**YOUR OBJECTIVE:** Reproduce, please, the span of lines beginning at the line with "Rebuild this chart" and ending at the line with "const grbLabel = 'GRB hosts';", inclusive, minus any pictures.

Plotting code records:
================

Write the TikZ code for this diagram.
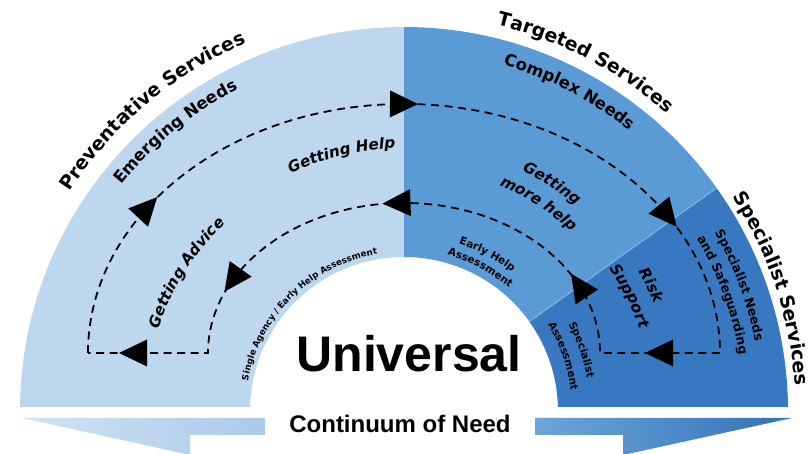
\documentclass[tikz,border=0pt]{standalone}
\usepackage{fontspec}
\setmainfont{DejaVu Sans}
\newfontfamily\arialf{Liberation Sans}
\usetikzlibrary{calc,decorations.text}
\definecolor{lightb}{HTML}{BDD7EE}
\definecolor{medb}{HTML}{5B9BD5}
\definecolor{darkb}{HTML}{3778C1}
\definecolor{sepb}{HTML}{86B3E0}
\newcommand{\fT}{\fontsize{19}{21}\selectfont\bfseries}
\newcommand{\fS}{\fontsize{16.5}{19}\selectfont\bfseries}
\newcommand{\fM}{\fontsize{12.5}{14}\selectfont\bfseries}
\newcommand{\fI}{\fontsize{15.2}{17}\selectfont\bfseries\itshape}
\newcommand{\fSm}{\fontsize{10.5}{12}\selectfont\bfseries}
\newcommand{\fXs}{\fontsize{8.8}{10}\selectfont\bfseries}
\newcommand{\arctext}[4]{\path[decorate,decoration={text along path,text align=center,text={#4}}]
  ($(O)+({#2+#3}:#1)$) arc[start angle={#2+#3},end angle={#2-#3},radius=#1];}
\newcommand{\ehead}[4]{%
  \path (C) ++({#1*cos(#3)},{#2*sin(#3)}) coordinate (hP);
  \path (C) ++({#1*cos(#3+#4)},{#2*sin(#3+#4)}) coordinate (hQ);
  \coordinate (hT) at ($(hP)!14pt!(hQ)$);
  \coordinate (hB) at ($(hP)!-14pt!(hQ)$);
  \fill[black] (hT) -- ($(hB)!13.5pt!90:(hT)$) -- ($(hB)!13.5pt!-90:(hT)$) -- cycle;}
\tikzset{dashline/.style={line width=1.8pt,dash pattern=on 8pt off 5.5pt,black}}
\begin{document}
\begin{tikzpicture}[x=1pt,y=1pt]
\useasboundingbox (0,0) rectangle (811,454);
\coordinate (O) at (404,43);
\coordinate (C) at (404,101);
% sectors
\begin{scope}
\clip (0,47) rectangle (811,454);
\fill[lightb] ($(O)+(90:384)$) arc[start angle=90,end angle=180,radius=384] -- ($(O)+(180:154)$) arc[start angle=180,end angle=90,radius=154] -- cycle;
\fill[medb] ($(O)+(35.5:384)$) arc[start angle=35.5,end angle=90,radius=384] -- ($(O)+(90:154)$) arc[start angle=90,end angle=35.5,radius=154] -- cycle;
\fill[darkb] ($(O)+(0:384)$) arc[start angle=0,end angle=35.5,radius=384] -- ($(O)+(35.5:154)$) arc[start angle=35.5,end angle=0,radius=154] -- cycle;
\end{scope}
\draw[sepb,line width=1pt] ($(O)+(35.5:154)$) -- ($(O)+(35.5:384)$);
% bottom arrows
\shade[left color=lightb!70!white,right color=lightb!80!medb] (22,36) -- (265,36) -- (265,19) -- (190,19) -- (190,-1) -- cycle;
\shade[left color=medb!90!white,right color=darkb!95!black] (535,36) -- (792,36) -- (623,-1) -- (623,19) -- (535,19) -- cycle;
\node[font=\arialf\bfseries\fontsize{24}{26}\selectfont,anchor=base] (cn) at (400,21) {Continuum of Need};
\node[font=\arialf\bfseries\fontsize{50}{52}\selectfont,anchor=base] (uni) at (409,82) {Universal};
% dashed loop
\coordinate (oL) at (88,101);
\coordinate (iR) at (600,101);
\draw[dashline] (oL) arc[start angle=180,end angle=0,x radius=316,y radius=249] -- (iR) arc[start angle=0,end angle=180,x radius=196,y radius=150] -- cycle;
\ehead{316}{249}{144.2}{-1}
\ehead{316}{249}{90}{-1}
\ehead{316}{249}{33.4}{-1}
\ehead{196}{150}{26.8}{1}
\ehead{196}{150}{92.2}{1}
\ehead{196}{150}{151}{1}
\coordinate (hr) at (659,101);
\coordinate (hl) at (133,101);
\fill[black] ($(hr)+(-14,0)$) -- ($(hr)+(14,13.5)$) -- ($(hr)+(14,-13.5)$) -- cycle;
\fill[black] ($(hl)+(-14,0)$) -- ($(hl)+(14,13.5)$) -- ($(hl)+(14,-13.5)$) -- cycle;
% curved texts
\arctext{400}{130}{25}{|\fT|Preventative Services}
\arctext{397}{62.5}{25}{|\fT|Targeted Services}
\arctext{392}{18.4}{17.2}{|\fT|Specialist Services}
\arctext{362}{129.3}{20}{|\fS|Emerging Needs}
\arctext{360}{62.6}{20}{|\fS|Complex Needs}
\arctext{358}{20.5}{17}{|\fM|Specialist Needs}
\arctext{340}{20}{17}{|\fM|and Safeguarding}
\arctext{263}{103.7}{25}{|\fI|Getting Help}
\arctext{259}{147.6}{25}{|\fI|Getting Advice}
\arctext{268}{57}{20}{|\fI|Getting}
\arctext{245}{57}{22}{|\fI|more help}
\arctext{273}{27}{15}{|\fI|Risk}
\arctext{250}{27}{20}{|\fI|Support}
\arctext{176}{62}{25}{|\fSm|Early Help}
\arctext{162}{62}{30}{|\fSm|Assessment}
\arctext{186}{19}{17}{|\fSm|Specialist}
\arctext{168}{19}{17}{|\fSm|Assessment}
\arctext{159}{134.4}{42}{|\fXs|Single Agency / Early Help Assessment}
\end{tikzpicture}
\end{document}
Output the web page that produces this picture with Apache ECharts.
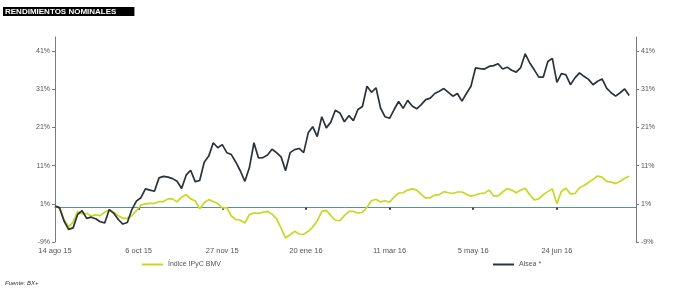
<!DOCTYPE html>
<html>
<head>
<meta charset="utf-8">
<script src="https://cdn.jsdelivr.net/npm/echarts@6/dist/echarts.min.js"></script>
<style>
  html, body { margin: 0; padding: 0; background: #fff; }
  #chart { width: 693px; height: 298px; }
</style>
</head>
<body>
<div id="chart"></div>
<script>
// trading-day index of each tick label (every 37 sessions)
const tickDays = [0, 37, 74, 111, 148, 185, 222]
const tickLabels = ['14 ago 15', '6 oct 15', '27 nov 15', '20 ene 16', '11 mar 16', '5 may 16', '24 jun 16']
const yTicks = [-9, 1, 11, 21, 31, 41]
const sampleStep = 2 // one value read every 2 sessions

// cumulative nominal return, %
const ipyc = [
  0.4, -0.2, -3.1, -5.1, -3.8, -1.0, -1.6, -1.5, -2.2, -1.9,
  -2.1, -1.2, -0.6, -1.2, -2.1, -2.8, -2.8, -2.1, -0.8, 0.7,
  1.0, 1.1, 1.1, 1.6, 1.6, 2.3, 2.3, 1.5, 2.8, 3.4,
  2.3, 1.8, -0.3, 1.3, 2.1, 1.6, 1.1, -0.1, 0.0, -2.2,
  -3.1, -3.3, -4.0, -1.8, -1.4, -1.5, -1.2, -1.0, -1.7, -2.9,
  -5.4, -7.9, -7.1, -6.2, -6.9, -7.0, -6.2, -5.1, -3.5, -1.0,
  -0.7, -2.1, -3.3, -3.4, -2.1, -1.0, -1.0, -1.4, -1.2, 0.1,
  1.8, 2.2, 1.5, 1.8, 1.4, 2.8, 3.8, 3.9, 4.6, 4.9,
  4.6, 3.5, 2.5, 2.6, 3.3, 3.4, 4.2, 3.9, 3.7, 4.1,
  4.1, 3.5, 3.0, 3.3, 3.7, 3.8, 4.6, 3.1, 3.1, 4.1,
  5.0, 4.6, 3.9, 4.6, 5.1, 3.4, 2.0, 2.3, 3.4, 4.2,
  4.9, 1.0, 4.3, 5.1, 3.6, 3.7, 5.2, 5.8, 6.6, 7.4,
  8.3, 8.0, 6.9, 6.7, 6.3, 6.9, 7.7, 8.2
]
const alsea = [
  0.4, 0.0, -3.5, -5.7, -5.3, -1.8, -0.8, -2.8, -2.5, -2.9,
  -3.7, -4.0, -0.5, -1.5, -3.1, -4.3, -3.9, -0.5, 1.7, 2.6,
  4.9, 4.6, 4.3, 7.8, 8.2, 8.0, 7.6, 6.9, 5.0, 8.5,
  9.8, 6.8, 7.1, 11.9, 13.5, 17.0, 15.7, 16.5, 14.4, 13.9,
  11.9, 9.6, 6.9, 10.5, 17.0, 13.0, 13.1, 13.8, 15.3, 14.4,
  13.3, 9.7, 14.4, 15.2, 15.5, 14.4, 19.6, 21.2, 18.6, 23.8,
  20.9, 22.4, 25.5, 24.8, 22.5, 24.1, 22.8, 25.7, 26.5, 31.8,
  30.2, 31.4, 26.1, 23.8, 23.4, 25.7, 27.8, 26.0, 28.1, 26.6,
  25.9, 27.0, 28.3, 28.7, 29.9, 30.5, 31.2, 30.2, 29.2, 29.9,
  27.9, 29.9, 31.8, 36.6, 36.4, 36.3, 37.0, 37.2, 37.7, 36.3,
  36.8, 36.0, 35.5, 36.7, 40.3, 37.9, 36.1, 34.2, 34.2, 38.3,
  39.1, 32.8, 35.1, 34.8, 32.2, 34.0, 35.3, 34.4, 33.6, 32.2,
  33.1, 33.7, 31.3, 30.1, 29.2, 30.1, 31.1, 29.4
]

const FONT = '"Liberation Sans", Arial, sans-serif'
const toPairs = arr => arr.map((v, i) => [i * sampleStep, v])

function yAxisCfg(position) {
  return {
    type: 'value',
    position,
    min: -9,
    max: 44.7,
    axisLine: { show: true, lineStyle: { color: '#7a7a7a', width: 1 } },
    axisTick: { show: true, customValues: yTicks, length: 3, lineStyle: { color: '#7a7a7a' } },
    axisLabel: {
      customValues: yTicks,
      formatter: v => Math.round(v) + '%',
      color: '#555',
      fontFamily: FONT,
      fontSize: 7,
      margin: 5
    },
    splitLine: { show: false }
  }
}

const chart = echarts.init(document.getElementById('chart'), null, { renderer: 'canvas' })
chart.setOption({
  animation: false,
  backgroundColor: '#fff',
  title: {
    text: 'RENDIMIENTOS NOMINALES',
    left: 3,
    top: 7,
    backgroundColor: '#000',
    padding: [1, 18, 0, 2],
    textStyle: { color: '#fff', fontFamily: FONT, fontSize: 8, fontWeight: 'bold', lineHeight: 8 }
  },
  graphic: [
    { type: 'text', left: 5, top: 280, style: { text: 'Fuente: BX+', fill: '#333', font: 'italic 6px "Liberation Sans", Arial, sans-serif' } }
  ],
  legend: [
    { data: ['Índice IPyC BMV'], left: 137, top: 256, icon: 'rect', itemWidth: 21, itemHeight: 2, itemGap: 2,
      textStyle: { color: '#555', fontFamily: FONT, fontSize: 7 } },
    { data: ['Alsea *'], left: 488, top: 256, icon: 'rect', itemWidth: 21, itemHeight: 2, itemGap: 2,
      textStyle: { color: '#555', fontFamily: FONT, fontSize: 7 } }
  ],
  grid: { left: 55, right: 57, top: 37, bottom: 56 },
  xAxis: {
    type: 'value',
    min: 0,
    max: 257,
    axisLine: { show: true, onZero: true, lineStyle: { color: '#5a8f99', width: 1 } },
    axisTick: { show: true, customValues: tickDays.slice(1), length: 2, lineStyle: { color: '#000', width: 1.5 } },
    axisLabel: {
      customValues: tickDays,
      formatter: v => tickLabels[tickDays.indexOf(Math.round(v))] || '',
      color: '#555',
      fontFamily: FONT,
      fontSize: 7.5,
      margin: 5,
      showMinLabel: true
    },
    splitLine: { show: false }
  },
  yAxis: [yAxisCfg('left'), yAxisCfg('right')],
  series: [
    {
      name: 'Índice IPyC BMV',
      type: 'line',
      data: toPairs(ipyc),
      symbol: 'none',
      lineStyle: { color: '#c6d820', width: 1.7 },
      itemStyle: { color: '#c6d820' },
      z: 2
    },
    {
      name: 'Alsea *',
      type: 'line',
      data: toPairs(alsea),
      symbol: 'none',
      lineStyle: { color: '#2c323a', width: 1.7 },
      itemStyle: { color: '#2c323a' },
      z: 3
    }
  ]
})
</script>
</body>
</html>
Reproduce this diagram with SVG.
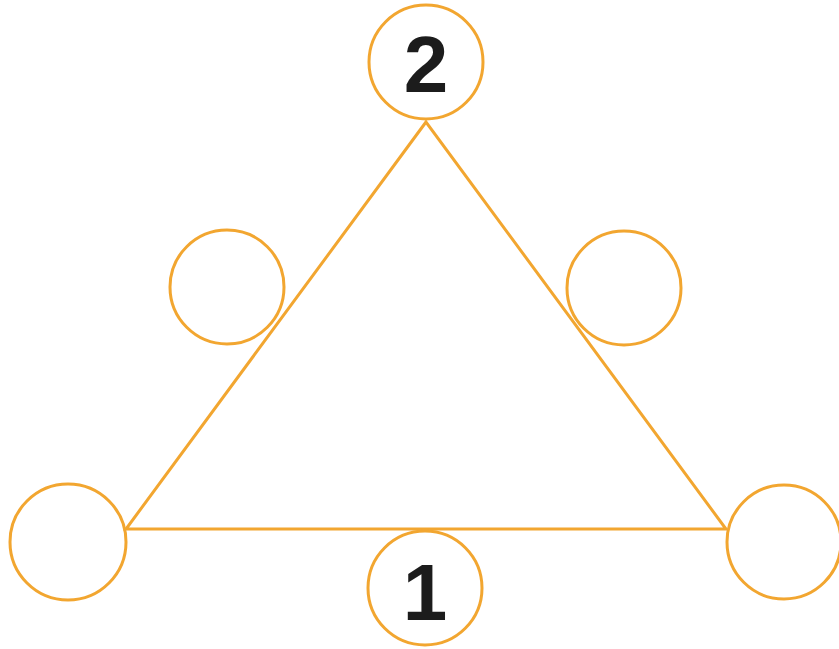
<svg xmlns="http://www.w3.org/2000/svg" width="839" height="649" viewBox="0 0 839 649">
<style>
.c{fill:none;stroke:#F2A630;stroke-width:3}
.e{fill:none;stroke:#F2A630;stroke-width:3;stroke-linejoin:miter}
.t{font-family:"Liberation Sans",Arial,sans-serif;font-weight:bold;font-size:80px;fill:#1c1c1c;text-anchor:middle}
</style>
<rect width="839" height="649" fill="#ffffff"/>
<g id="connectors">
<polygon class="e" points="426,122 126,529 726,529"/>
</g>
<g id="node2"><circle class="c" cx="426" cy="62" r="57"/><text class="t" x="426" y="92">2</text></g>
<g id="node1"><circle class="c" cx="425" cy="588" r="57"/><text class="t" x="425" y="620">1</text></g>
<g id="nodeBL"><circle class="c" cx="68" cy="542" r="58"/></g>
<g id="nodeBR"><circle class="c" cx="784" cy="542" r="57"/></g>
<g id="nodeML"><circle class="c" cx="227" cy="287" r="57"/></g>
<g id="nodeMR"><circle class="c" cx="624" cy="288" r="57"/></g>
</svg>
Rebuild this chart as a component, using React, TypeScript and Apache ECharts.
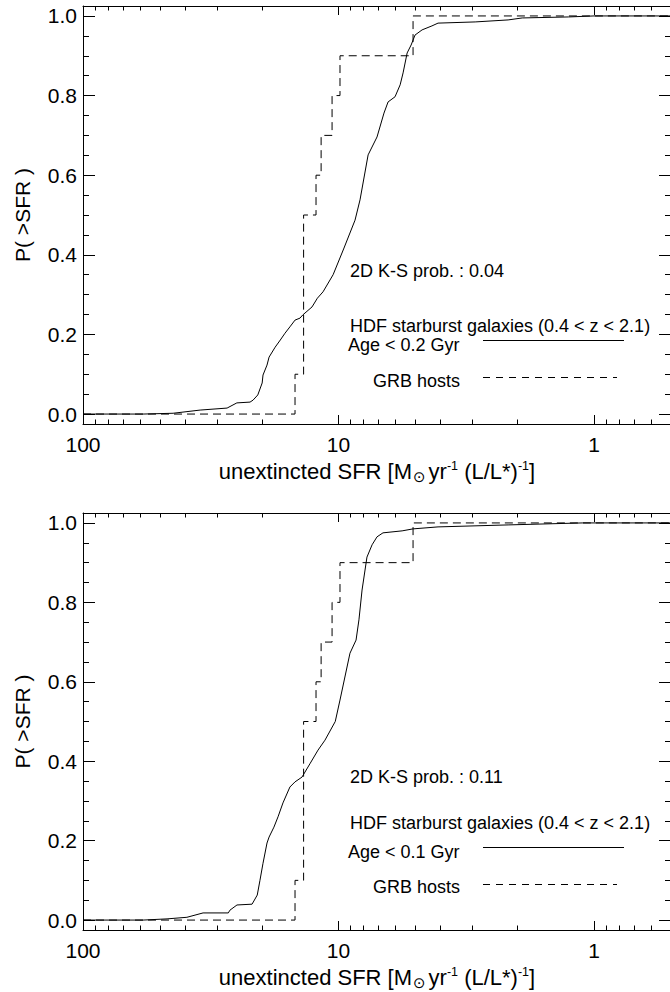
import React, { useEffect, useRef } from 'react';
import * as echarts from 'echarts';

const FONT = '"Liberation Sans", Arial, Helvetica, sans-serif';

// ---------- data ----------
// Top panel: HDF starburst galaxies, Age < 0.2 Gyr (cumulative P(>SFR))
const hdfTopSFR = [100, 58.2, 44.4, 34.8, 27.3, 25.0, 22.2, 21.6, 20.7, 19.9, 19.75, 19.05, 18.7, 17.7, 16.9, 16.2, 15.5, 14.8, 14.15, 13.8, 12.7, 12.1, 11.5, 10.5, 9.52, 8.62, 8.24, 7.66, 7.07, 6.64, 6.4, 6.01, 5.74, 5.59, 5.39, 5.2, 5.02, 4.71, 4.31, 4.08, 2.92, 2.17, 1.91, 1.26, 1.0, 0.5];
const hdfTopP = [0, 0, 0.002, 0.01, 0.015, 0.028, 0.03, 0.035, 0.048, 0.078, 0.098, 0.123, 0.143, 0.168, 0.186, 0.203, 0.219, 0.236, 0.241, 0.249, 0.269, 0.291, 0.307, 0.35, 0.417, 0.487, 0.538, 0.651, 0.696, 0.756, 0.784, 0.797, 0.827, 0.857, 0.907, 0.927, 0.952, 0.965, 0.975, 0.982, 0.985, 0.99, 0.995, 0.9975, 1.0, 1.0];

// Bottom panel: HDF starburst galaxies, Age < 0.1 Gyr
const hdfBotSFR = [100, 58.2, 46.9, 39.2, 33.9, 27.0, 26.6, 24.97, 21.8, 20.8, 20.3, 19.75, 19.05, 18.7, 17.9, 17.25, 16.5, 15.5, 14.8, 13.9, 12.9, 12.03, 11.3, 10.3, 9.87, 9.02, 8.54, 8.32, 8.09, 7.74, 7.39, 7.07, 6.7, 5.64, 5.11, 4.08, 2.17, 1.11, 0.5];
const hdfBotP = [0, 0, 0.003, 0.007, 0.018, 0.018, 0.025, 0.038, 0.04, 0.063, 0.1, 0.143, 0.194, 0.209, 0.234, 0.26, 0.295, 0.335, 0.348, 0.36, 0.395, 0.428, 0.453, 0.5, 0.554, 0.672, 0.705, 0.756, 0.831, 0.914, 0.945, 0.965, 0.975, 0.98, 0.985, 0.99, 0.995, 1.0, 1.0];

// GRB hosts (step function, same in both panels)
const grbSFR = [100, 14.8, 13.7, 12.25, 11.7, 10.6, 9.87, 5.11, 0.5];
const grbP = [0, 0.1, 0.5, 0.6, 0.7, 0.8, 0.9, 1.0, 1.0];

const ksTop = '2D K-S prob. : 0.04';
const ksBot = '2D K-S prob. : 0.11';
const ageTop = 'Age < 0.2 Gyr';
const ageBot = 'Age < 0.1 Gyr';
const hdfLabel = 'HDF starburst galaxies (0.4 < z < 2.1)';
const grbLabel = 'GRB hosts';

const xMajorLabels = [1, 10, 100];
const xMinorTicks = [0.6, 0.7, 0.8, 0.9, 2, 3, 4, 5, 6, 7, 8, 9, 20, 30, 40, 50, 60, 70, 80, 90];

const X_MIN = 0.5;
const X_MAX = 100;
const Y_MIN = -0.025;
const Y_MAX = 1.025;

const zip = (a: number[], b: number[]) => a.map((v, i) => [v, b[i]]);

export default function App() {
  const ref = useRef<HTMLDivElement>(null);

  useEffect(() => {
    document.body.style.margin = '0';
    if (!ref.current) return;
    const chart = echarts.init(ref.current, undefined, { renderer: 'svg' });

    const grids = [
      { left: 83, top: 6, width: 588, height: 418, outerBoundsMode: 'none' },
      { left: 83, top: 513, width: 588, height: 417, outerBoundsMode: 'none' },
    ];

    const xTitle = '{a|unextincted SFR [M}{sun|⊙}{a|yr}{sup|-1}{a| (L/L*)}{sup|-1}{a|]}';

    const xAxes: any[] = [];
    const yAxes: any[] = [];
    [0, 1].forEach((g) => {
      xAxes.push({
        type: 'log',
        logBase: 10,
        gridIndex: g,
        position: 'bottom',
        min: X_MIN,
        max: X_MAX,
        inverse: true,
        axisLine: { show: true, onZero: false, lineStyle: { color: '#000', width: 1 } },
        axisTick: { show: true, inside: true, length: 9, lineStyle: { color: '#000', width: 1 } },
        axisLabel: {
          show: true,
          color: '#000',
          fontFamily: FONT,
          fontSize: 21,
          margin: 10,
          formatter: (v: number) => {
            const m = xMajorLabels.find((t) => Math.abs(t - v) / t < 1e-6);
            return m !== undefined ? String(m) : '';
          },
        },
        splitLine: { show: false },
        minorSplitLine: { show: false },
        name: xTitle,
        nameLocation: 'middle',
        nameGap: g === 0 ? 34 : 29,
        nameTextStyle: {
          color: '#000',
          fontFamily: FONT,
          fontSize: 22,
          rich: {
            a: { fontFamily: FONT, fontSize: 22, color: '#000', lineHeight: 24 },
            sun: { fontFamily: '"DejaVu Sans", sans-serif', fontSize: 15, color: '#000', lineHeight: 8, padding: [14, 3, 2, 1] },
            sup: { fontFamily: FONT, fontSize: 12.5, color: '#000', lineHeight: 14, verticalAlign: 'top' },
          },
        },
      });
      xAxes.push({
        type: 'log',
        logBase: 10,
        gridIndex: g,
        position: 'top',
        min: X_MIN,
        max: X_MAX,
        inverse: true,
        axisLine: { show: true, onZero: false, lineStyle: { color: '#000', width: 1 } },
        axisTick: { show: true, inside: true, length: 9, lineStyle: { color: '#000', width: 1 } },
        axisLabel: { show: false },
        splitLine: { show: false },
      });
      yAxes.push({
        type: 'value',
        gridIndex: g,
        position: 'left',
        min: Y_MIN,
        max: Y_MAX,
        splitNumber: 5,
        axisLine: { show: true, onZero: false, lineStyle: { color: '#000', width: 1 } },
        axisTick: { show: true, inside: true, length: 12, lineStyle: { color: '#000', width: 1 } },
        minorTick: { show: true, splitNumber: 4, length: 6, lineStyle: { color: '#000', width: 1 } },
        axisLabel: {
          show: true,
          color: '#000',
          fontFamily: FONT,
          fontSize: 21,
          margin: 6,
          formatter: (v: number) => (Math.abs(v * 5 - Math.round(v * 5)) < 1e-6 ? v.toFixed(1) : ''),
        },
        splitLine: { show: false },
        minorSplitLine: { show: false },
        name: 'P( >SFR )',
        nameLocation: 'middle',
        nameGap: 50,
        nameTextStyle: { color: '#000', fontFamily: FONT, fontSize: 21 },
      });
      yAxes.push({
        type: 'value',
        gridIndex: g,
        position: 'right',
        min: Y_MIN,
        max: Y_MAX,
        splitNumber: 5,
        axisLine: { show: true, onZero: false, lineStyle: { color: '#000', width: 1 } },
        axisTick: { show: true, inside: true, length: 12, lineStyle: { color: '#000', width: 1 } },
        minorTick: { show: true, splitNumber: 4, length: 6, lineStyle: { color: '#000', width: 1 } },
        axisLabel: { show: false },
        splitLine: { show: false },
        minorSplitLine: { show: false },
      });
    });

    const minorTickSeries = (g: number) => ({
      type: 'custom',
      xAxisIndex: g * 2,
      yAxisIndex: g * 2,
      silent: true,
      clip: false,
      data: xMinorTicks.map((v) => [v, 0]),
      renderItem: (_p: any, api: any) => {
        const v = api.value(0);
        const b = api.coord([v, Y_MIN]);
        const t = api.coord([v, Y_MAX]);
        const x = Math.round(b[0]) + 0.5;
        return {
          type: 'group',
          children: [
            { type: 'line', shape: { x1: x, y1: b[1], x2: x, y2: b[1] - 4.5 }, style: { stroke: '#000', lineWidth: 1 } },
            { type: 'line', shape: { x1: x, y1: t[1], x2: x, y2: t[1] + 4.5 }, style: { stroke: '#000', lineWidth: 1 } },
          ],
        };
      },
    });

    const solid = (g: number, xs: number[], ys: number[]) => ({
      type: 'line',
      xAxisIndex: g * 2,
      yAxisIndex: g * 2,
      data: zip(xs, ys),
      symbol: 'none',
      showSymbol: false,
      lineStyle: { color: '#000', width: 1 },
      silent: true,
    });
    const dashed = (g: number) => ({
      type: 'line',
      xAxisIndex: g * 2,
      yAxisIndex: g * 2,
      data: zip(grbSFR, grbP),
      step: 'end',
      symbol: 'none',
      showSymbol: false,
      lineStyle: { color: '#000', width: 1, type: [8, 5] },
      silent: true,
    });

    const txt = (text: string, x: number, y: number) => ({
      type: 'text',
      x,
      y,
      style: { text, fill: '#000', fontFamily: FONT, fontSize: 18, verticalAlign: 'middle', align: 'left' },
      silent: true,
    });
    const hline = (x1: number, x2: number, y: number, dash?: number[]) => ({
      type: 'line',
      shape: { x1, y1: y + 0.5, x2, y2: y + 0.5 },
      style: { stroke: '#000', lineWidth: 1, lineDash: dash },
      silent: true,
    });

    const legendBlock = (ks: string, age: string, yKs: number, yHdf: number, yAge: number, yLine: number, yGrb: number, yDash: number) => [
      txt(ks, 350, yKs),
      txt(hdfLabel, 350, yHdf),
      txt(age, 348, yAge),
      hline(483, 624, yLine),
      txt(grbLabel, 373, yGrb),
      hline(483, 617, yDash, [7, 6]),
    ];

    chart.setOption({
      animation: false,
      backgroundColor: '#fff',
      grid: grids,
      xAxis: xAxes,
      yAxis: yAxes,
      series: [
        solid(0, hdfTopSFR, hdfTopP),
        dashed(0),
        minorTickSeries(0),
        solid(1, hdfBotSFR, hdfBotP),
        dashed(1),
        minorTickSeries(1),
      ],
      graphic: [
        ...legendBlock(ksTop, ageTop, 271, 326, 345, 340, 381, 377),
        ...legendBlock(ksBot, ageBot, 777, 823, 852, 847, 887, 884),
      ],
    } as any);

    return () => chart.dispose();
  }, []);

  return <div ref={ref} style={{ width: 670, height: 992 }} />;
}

================

**COMPLETE ANSWER:**
Rebuild this chart as a component, using React, TypeScript and Apache ECharts.
import React, { useEffect, useRef } from 'react';
import * as echarts from 'echarts';

const FONT = '"Liberation Sans", Arial, Helvetica, sans-serif';

// ---------- data ----------
// Top panel: HDF starburst galaxies, Age < 0.2 Gyr (cumulative P(>SFR))
const hdfTopSFR = [100, 58.2, 44.4, 34.8, 27.3, 25.0, 22.2, 21.6, 20.7, 19.9, 19.75, 19.05, 18.7, 17.7, 16.9, 16.2, 15.5, 14.8, 14.15, 13.8, 12.7, 12.1, 11.5, 10.5, 9.52, 8.62, 8.24, 7.66, 7.07, 6.64, 6.4, 6.01, 5.74, 5.59, 5.39, 5.2, 5.02, 4.71, 4.31, 4.08, 2.92, 2.17, 1.91, 1.26, 1.0, 0.5];
const hdfTopP = [0, 0, 0.002, 0.01, 0.015, 0.028, 0.03, 0.035, 0.048, 0.078, 0.098, 0.123, 0.143, 0.168, 0.186, 0.203, 0.219, 0.236, 0.241, 0.249, 0.269, 0.291, 0.307, 0.35, 0.417, 0.487, 0.538, 0.651, 0.696, 0.756, 0.784, 0.797, 0.827, 0.857, 0.907, 0.927, 0.952, 0.965, 0.975, 0.982, 0.985, 0.99, 0.995, 0.9975, 1.0, 1.0];

// Bottom panel: HDF starburst galaxies, Age < 0.1 Gyr
const hdfBotSFR = [100, 58.2, 46.9, 39.2, 33.9, 27.0, 26.6, 24.97, 21.8, 20.8, 20.3, 19.75, 19.05, 18.7, 17.9, 17.25, 16.5, 15.5, 14.8, 13.9, 12.9, 12.03, 11.3, 10.3, 9.87, 9.02, 8.54, 8.32, 8.09, 7.74, 7.39, 7.07, 6.7, 5.64, 5.11, 4.08, 2.17, 1.11, 0.5];
const hdfBotP = [0, 0, 0.003, 0.007, 0.018, 0.018, 0.025, 0.038, 0.04, 0.063, 0.1, 0.143, 0.194, 0.209, 0.234, 0.26, 0.295, 0.335, 0.348, 0.36, 0.395, 0.428, 0.453, 0.5, 0.554, 0.672, 0.705, 0.756, 0.831, 0.914, 0.945, 0.965, 0.975, 0.98, 0.985, 0.99, 0.995, 1.0, 1.0];

// GRB hosts (step function, same in both panels)
const grbSFR = [100, 14.8, 13.7, 12.25, 11.7, 10.6, 9.87, 5.11, 0.5];
const grbP = [0, 0.1, 0.5, 0.6, 0.7, 0.8, 0.9, 1.0, 1.0];

const ksTop = '2D K-S prob. : 0.04';
const ksBot = '2D K-S prob. : 0.11';
const ageTop = 'Age < 0.2 Gyr';
const ageBot = 'Age < 0.1 Gyr';
const hdfLabel = 'HDF starburst galaxies (0.4 < z < 2.1)';
const grbLabel = 'GRB hosts';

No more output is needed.